The specialist lender with operations in the UK and South Africa announced a 15.5 pence per share payout after posting a 32% jump in headline earnings in the six months to September, at the top end of its guidance.
Net interest income rose 12% year-on-year.
The earnings were “against a difficult macroeconomic backdrop, which was characterized by high inflation, elevated global interest rates and persistent market volatility,” Group CEO Fani Titi said in a statement.
The performance was underpinned by loan book growth and rising interest rates, he said.
South Africa has increased its benchmark interest rate by 200 basis points in the 12 months through November.
In the UK, base rates are up 225 basis points over the same period. Investec makes as much as R100 million more annually for every additional 25 basis points and £11 million for a similar increase in UK base rates, the lender said.
Its impairment charges jumped 57%, and the credit-loss ratio, a measure of bad loans as a percentage of the total book, climbed to 0.32%, close to the upper end of the group’s 0.25%-0.35% target range.

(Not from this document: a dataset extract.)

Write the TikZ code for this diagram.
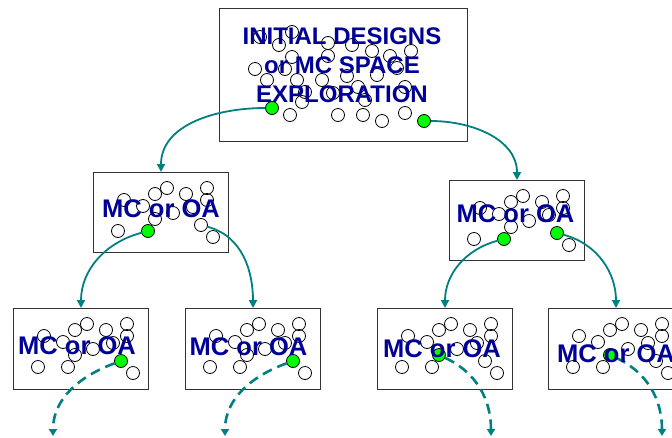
\documentclass[tikz,border=0pt]{standalone}
\usepackage{fontspec}
\setmainfont{Liberation Sans}
\usetikzlibrary{arrows.meta}
\definecolor{navyblue}{RGB}{0,0,153}
\definecolor{tealc}{RGB}{0,128,128}
\definecolor{dotgreen}{RGB}{0,255,0}
\tikzset{
  box/.style={draw=black!80, line width=1pt, fill=white, minimum width=135pt, minimum height=81pt, inner sep=0, anchor=north west},
  dot/.style={circle, draw=black, line width=0.8pt, minimum size=13pt, inner sep=0},
  gdot/.style={dot, fill=dotgreen},
  lbl/.style={text=navyblue, font=\bfseries\fontsize{25.5}{29}\selectfont, inner sep=0, anchor=base},
  toplbl/.style={text=navyblue, font=\bfseries\fontsize{24}{29}\selectfont, inner sep=0, anchor=north, align=center},
  link/.style={draw=tealc, line width=1.8pt, -{Triangle[length=8pt,width=8pt]}},
  dlink/.style={draw=tealc, line width=2.6pt, dash pattern=on 10pt off 6pt, -{Triangle[length=7pt,width=8pt]}}
}
\newcommand\dotpattern[5]{%
  \foreach \dx/\dy [count=\i] in {74/16,62/22,31/28,93/22,114/16,114/28,50/34,62/47,80/41,100/35,25/59,55/59,108/53,120/65}{
    \ifnum\i=#4 \def\st{gdot}\else\ifnum\i=#5 \def\st{gdot}\else\def\st{dot}\fi\fi
    \node[\st] (#1c\i) at ({#2+\dx},{#3+\dy}) {};
  }%
}
\begin{document}
\begin{tikzpicture}[x=1pt,y=-1pt]
\useasboundingbox (0,0) rectangle (672,437);
% boxes
\node[box, minimum width=248pt, minimum height=133pt] (top) at (219,8) {};
\node[box, minimum height=80pt] (ml) at (93,172) {};
\node[box, minimum height=80pt] (mr) at (449,180) {};
\node[box] (b1) at (13,308) {};
\node[box] (b2) at (185,308) {};
\node[box] (b3) at (377,308) {};
\node[box] (b4) at (548,308) {};
% top circles
\foreach \cx/\cy [count=\i] in {260/37,279/45,292/32,292/57,328/43,328/56,352/45,372/51,390/56,411/51,255/69,285/69,267/80,297/80,322/80,347/76,377/75,397/68,305/92,333/93,358/87,365/100,405/87,302/102,290/115,338/115,363/115,382/121,405/113}{
  \node[dot] (tc\i) at (\cx,\cy) {};
}
\node[gdot] (tg1) at (272,108) {};
\node[gdot] (tg2) at (424,121) {};
% box circles
\dotpattern{ml}{93}{172}{12}{0}
\dotpattern{mr}{449}{180}{12}{13}
\dotpattern{b1}{13}{308}{13}{0}
\dotpattern{b2}{185}{308}{13}{0}
\dotpattern{b3}{377}{308}{8}{0}
\dotpattern{b4}{548}{308}{8}{0}
% connectors
\draw[link] (tg1) to[out=180,in=90] (ml.north);
\draw[link] (tg2) to[out=0,in=90] (mr.north);
\draw[link] (mlc12) to[out=195,in=90] (b1.north);
\draw[link] (mlc13) to[out=-15,in=90] (b2.north);
\draw[link] (mrc12) to[out=195,in=90] (b3.north);
\draw[link] (mrc13) to[out=-15,in=90] (b4.north);
\coordinate (e1) at (53,436);
\coordinate (e2) at (225,436);
\coordinate (e3) at (491,436);
\coordinate (e4) at (662,436);
\draw[dlink] (b1c13) to[out=200,in=90] (e1);
\draw[dlink] (b2c13) to[out=200,in=90] (e2);
\draw[dlink] (b3c8) to[out=-25,in=90] (e3);
\draw[dlink] (b4c8) to[out=-25,in=90] (e4);
% labels
\node[toplbl] (ttext) at (342,27.5) {INITIAL DESIGNS\\or MC SPACE\\EXPLORATION};
\node[lbl] (mltext) at (161,217) {MC or OA};
\node[lbl] (mrtext) at (515.5,222) {MC or OA};
\node[lbl] (b1text) at (77,354) {MC or OA};
\node[lbl] (b2text) at (248.5,355) {MC or OA};
\node[lbl] (b3text) at (442,357) {MC or OA};
\node[lbl] (b4text) at (616,362) {MC or OA};
\end{tikzpicture}
\end{document}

The ratio is much lower than bigger lenders Standard Bank and Absa, which had 97 basis points and 1.27% at the end of June.
“We have seen idiosyncratic client stresses, with no evidence of trend deterioration in the overall credit quality of the book,” Titi said in the emailed statement.
Investec’s shares were down 0.1% by 11:11 a.m. in Johannesburg, paring losses of as much as 2.1% in earlier trade.